= What to produce =
Beginning with the first line below, please repeat the material exactly, ending with the line that includes "Chart.register(...registerables);".

= Stored data =

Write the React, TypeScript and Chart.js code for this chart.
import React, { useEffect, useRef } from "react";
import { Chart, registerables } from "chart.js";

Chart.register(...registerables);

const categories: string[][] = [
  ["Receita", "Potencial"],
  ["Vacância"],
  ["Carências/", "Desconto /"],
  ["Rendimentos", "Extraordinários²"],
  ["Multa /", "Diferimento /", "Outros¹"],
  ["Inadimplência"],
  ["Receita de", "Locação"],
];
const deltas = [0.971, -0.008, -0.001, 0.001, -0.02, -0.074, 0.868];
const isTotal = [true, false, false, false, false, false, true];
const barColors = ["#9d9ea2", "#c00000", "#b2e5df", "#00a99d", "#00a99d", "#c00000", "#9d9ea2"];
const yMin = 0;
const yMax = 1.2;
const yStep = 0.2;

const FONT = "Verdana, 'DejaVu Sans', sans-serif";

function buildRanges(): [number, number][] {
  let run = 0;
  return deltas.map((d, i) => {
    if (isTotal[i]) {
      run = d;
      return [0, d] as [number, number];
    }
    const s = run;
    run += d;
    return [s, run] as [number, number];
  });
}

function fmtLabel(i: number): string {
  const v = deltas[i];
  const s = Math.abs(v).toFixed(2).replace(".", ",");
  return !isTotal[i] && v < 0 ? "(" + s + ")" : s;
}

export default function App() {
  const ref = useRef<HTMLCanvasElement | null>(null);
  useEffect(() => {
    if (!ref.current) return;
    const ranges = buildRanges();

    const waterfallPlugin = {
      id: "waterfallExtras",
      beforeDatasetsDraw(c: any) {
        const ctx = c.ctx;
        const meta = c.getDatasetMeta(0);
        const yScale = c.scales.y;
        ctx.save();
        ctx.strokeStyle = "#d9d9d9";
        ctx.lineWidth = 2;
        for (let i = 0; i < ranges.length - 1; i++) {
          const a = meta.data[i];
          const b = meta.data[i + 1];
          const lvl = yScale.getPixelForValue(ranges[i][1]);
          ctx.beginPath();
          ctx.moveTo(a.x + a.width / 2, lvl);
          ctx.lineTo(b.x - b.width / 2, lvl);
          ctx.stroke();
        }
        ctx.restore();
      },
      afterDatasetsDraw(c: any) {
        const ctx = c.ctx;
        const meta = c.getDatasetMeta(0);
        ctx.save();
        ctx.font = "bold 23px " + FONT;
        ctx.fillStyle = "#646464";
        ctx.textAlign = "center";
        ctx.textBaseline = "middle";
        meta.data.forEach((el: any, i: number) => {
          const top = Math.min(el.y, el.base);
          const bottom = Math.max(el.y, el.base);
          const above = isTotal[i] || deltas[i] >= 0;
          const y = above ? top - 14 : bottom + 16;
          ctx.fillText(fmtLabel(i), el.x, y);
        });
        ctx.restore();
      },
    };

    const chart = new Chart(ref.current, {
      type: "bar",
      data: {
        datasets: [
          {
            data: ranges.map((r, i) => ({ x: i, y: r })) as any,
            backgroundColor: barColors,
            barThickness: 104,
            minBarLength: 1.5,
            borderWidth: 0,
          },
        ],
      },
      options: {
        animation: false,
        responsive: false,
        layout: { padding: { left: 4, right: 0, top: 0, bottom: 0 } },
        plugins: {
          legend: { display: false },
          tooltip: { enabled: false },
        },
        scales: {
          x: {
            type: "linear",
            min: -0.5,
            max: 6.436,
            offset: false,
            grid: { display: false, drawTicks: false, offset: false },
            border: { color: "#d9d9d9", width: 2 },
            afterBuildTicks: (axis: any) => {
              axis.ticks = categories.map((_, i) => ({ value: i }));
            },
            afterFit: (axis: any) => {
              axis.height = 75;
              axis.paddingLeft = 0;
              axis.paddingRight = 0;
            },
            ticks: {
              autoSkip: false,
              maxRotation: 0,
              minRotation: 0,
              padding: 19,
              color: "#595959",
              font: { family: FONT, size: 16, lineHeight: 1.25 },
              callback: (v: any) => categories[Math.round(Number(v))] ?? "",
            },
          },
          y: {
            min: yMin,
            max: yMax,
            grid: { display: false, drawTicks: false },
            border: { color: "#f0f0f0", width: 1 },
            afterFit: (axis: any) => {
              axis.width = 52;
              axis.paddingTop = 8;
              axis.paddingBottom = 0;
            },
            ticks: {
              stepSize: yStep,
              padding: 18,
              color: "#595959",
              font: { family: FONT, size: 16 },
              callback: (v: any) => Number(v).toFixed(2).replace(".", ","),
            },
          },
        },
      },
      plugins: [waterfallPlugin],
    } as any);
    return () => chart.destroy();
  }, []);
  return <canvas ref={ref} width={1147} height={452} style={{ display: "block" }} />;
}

= Task result =
Write the React, TypeScript and Chart.js code for this chart.
import React, { useEffect, useRef } from "react";
import { Chart, registerables } from "chart.js";

Chart.register(...registerables);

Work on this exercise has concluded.